Bringing together the best of home-grown talent in music, dance and entertainment, the Plymouth Folk Festival is perhaps one of Devon’s best kept secrets. Having dominated the city’s event calendar for nearly a decade, this stripped down musical event explores the best of Plymouth’s up and coming musical and artistic offerings while featuring performances by some of the city’s most popular finds in a celebration of music and talent.
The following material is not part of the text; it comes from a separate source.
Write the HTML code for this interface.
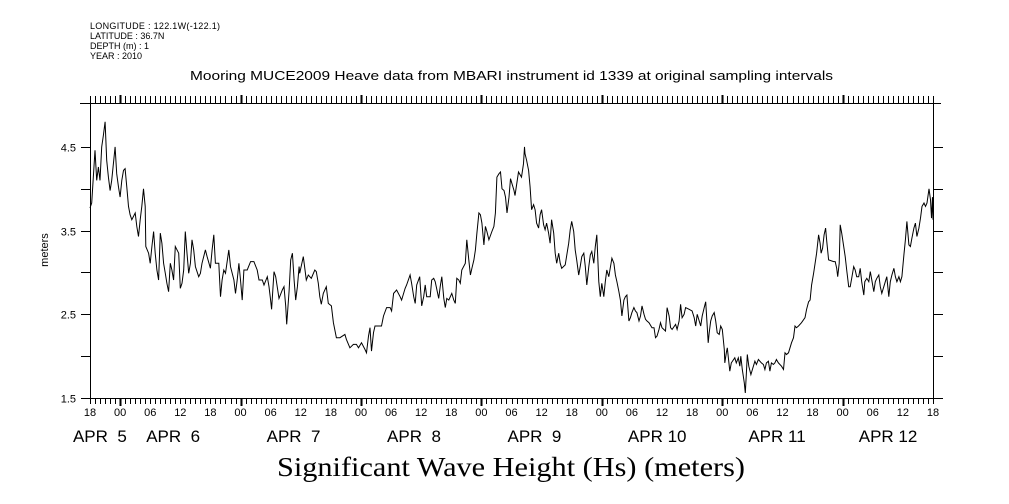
<!DOCTYPE html>
<html><head><meta charset="utf-8"><style>
body{margin:0;background:#fff;}
svg{display:block;}
text{font-family:"Liberation Sans",sans-serif;fill:#000;}
</style></head><body>
<svg id="chart" width="1009" height="504" xmlns="http://www.w3.org/2000/svg">
<g font-size="9">
<text x="90" y="29" textLength="130">LONGITUDE : 122.1W(-122.1)</text>
<text x="90" y="39">LATITUDE : 36.7N</text>
<text x="90" y="49">DEPTH (m) : 1</text>
<text x="90" y="59">YEAR : 2010</text>
</g>
<text x="190" y="80" textLength="643" lengthAdjust="spacingAndGlyphs" font-size="13">Mooring MUCE2009 Heave data from MBARI instrument id 1339 at original sampling intervals</text>
<text x="48" y="250" text-anchor="middle" font-size="11" transform="rotate(-90 48 250)">meters</text>
<text x="277" y="476" textLength="468" lengthAdjust="spacingAndGlyphs" font-size="27" style="font-family:'Liberation Serif',serif">Significant Wave Height (Hs) (meters)</text>
<g id="axes"></g>
<g id="series"></g>
</svg>
<script>
const yTicks=[1.5,2,2.5,3,3.5,4,4.5];
const yTickLabels=["1.5","","2.5","","3.5","","4.5"];
const hourLabels=["18","00","06","12","18","00","06","12","18","00","06","12","18","00","06","12","18","00","06","12","18","00","06","12","18","00","06","12","18"];
const dayLabels=["APR  5","APR  6","APR  7","APR  8","APR  9","APR 10","APR 11","APR 12"];
const dayLabelHours=[-3.4,11.2,35.2,59.2,83.2,107.2,131.2,153.2];
const times=[0,0.33,1,1.33,1.67,2,2.33,2.67,3,3.33,3.67,4,4.33,5,5.33,5.67,6,6.33,6.67,7,7.33,7.67,8,8.33,9,9.33,9.67,10,10.33,10.67,11,11.13,11.67,12,12.33,12.67,13,13.33,13.67,14,14.33,14.67,15,15.33,15.67,16,16.33,16.67,17,17.67,18,18.33,18.67,19,19.33,19.67,20,20.33,20.67,21,21.67,22,22.33,23,23.33,24,24.33,24.67,25,25.67,26,26.33,26.67,27,27.67,28,28.67,29,29.33,29.67,30,30.33,30.67,31.33,32,32.67,33.33,33.67,34.33,34.67,35.33,35.67,36,36.2,36.67,37,37.67,38.33,38.67,39,39.2,39.67,40,40.33,40.67,41,41.33,41.67,
41.8,42.5,43.1,43.5,44.1,44.8,45.1,45.5,45.8,46.1,46.5,47.1,47.5,48.1,48.5,49.1,49.8,50.8,51.1,51.8,52.5,53.1,53.5,54.1,54.8,55.1,55.5,55.8,56.1,56.5,56.8,57.5,58.1,58.5,59.1,59.8,60.1,60.5,61.1,61.8,62.1,62.8,63.1,63.8,64.1,64.5,64.8,65.1,65.7,66.1,66.5,66.8,67.1,67.8,68.1,68.5,68.8,69.5,69.8,70.1,70.5,70.8,71.1,71.5,71.8,72.1,72.5,72.8,73.1,73.5,73.8,74.1,74.8,75.1,75.5,75.8,76.1,76.5,76.8,77.1,77.5,77.8,78.1,78.5,78.8,79.1,79.5,80.1,80.5,80.8,81.1,81.5,81.8,82.1,82.5,82.8,83.1,83.5,83.8,84.5,
84.7,85.4,86.0,86.4,86.6,86.7,87.0,87.4,87.7,88.0,88.4,88.7,89.0,89.4,89.7,90.0,90.4,90.7,91.0,91.4,91.7,92.0,92.4,92.7,93.0,93.4,93.7,94.0,94.7,95.4,95.7,96.0,96.4,96.7,97.0,97.4,97.7,98.0,98.4,98.7,99.0,99.4,99.7,100.0,100.4,100.7,101.0,101.4,101.7,102.0,102.4,102.7,103.0,103.4,104.0,104.4,104.7,105.0,105.4,105.7,106.0,106.4,106.7,107.0,107.4,107.7,108.0,108.4,108.7,109.0,109.4,109.7,110.0,110.4,110.7,111.0,111.4,112.0,112.4,112.7,113.0,113.4,113.7,114.0,114.7,115.0,115.4,115.7,116.0,116.7,117.0,117.4,117.7,118.0,118.4,118.7,119.4,120.0,120.4,120.7,121.0,121.4,121.7,122.0,122.4,122.7,123.0,123.2,123.4,123.7,124.0,124.4,124.7,125.0,125.4,125.7,126.0,126.4,
126.5,126.8,127.0,127.5,127.8,128.5,128.8,129.2,129.5,129.7,130.0,130.2,130.4,130.6,130.8,131.0,131.3,131.7,132.0,132.5,132.8,133.2,133.8,134.2,134.5,134.8,135.2,135.5,135.8,136.2,136.5,136.8,137.2,137.8,138.2,138.5,138.8,139.2,139.5,139.8,140.2,140.5,140.8,141.2,141.8,142.5,142.8,143.2,143.5,143.8,144.2,144.5,144.8,145.2,145.5,145.7,146.0,146.3,146.6,146.8,147.2,148.2,148.5,148.8,149.0,149.3,149.5,149.8,150.2,150.5,150.8,151.2,151.5,151.8,152.2,152.5,152.8,153.2,153.5,153.8,154.2,154.4,154.8,155.2,155.5,155.8,156.2,156.5,156.8,157.2,157.5,157.8,158.2,158.5,158.8,159.2,159.5,159.8,160.2,160.5,160.8,161.2,161.5,161.8,162.2,162.5,162.8,163.2,163.5,163.8,164.2,164.5,164.8,165.2,165.5,165.8,166.2,166.5,166.8,167.2,167.5,167.7,167.9,168.0];
const heights=[3.77,3.83,4.46,4.10,4.26,4.10,4.5,4.64,4.80,4.34,4.14,3.98,4.10,4.5,4.18,4.02,3.90,4.10,4.22,4.24,4.02,3.79,3.69,3.63,3.71,3.55,3.43,3.63,3.79,4.0,3.79,3.31,3.23,3.11,3.31,3.49,3.23,3.03,2.91,3.47,3.35,3.11,2.99,2.87,2.77,3.11,3.03,2.91,3.31,3.23,2.81,2.87,3.03,3.49,3.23,2.99,3.11,3.39,3.27,3.07,2.95,2.99,3.11,3.27,3.19,3.05,3.27,3.45,3.11,3.11,2.71,2.91,3.03,2.99,3.27,3.07,2.91,2.75,2.91,3.11,2.91,2.67,3.03,3.03,3.13,3.13,3.03,2.91,2.91,2.85,2.95,2.83,2.67,2.56,3.01,2.95,2.69,2.79,2.83,2.60,2.38,2.78,3.15,3.23,2.91,2.67,2.83,3.07,
2.99,3.19,2.91,2.97,2.93,3.03,3.01,2.87,2.71,2.62,2.75,2.83,2.63,2.60,2.40,2.22,2.22,2.26,2.20,2.10,2.14,2.14,2.10,2.16,2.08,2.04,2.24,2.34,2.06,2.28,2.36,2.36,2.36,2.48,2.58,2.58,2.54,2.75,2.79,2.71,2.67,2.81,2.85,2.97,2.87,2.71,2.63,2.85,2.95,2.60,2.71,2.85,2.71,2.71,2.91,2.93,2.89,2.69,2.83,2.95,2.69,2.58,2.69,2.67,2.71,2.75,2.67,2.63,2.93,2.91,2.87,3.03,3.11,3.39,3.15,2.97,3.05,3.15,3.27,3.47,3.71,3.69,3.59,3.33,3.55,3.49,3.39,3.49,3.55,3.71,4.14,4.18,4.20,4.00,3.98,3.90,3.71,3.90,4.12,3.98,
3.92,4.20,4.14,4.30,4.50,4.42,4.34,4.22,4.02,3.75,3.81,3.75,3.59,3.53,3.69,3.75,3.57,3.51,3.59,3.47,3.35,3.63,3.47,3.23,3.11,3.23,3.11,3.05,3.09,3.35,3.51,3.61,3.49,3.27,3.15,2.97,3.07,3.19,3.23,3.07,2.85,3.07,3.21,3.25,3.11,3.31,3.45,2.89,2.71,2.87,2.71,2.89,3.03,2.95,3.17,3.11,2.97,2.89,2.77,2.67,2.48,2.67,2.71,2.73,2.42,2.46,2.52,2.58,2.54,2.52,2.42,2.48,2.60,2.50,2.44,2.42,2.40,2.34,2.34,2.22,2.24,2.32,2.40,2.34,2.30,2.58,2.48,2.34,2.32,2.38,2.32,2.42,2.62,2.46,2.50,2.58,2.56,2.54,2.46,2.36,2.50,2.42,2.36,2.48,2.58,2.65,2.36,2.16,2.28,2.42,2.48,2.52,2.42,2.28,2.26,2.36,2.32,2.08,
1.92,2.04,2.10,1.82,1.92,1.98,1.92,1.98,1.88,2.00,1.84,1.76,1.68,1.56,1.78,2.02,1.88,1.78,1.84,1.94,1.90,1.96,1.92,1.90,1.84,1.92,1.94,1.82,1.92,1.90,1.92,1.96,1.92,1.88,1.84,2.04,2.02,2.04,2.10,2.16,2.22,2.36,2.34,2.36,2.40,2.46,2.56,2.65,2.67,2.85,2.99,3.11,3.23,3.45,3.35,3.23,3.29,3.45,3.53,3.39,3.15,3.13,3.13,3.05,2.95,3.11,3.57,3.47,3.31,3.19,3.03,2.83,2.83,2.93,3.07,3.03,2.95,2.95,3.05,2.89,2.73,2.89,2.93,2.89,3.01,2.91,2.77,2.89,2.93,2.97,2.83,2.75,2.83,2.89,2.95,2.71,2.89,2.97,3.05,2.95,2.89,2.95,2.89,2.95,3.21,3.39,3.61,3.33,3.31,3.41,3.53,3.59,3.43,3.53,3.65,3.79,3.83,3.79,3.83,4.00,3.87,3.65,3.90,3.63];

const X0=90,X1=933,Y0=103,Y1=398,TMAX=168,VMIN=1.5,VMAX=5.025;
function xs(t){return X0+t*(X1-X0)/TMAX;}
function ys(v){return Y1-(v-VMIN)*(Y1-Y0)/(VMAX-VMIN);}
const NS="http://www.w3.org/2000/svg";
const axes=document.getElementById('axes');
const series=document.getElementById('series');
function mk(tag,attrs,parent){const e=document.createElementNS(NS,tag);for(const k in attrs)e.setAttribute(k,attrs[k]);parent.appendChild(e);return e;}

let frame=mk('rect',{x:X0+0.5,y:Y0+0.5,width:X1-X0,height:Y1-Y0,fill:'none',stroke:'#000','stroke-width':1},axes);


let topExt=mk('line',{x1:80,y1:Y0+0.5,x2:X1+8,y2:Y0+0.5,stroke:'#000'},axes);



for(let h=0;h<=TMAX;h++){
  const x=Math.round(xs(h))+0.5;
  const day=((h+18)%24===0);
  const w=day?2:1;
  let tb=mk('line',{x1:x,y1:Y1,x2:x,y2:Y1+(day?8:6),stroke:'#000','stroke-width':w},axes);
  
  
  let tt=mk('line',{x1:x,y1:Y0,x2:x,y2:Y0-(day?8:7),stroke:'#000','stroke-width':w},axes);
  
  
}
hourLabels.forEach((lab,i)=>{
  let t=mk('text',{x:xs(i*6),y:Y1+18,'text-anchor':'middle','font-size':11},axes);
  t.textContent=lab;
  
  
});
dayLabels.forEach((lab,i)=>{
  let t=mk('text',{x:xs(dayLabelHours[i]),y:Y1+44,'font-size':17},axes);
  t.setAttribute('style','white-space:pre');
  t.textContent=lab;
  
  
});
yTicks.forEach((v,i)=>{
  const y=Math.round(ys(v))+0.5;
  let l=mk('line',{x1:X0-9,y1:y,x2:X0,y2:y,stroke:'#000'},axes);
  
  
  let r=mk('line',{x1:X1,y1:y,x2:X1+10,y2:y,stroke:'#000'},axes);
  
  
  if(yTickLabels[i]){
    let t=mk('text',{x:X0-14,y:y+4,'text-anchor':'end','font-size':11},axes);
    t.textContent=yTickLabels[i];
    
    
  }
});
const pts=times.map((t,i)=>xs(t).toFixed(1)+','+ys(heights[i]).toFixed(1)).join(' ');
let line=mk('polyline',{points:pts,fill:'none',stroke:'#000','stroke-width':1}, series);


</script>
</body></html>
Featuring renowned and newcomer folk acts from across the great county of Devon, the festival aims to shed light on the city’s ever expanding local music scene. The festival typically takes place in the month of June and has seen the likes of Miranda Sykes grace its stage although it is not just limited to musical showcases. The 2006 event for example included an indoor event that featured poets, storytellers and acoustic musicians dubbed A Stone Soup Evening of Storytelling, Music, and Poetry. Other highlights included performances in the city centre at Place De Brest with the attendance of Barbershop singers, Plymouth Morris and Plymouth Maids, Indie bands such as Sangreal and Irish folk punk band Black Friday. The Plymouth Musical Theatre Company also performed in a line up that displayed Plymouth’s multicultural heritage with the attendance of Gujarati Folk Dancers and Thai dancers.

The event on New George Street saw the participation of clog dancers and other local favourites while the Armada Way instalment included the pulsating Samba group Crooked Tempo. Not limited to guitar grabbing crooners, the festival also features musicians with varying instrumental prowess which includes those with a proficiency in the fiddle, cello and of course piano.

Interactive in essence, the festival also includes audience participation activities such as the Tea Dances that were held in the ’06 festival in Lower Guildhall. Open-mike events also encourage travellers and locals to engage in creative exercises of their own while the street performers that dot the landscape during the festival add charm and colour to the historic city rich in culture.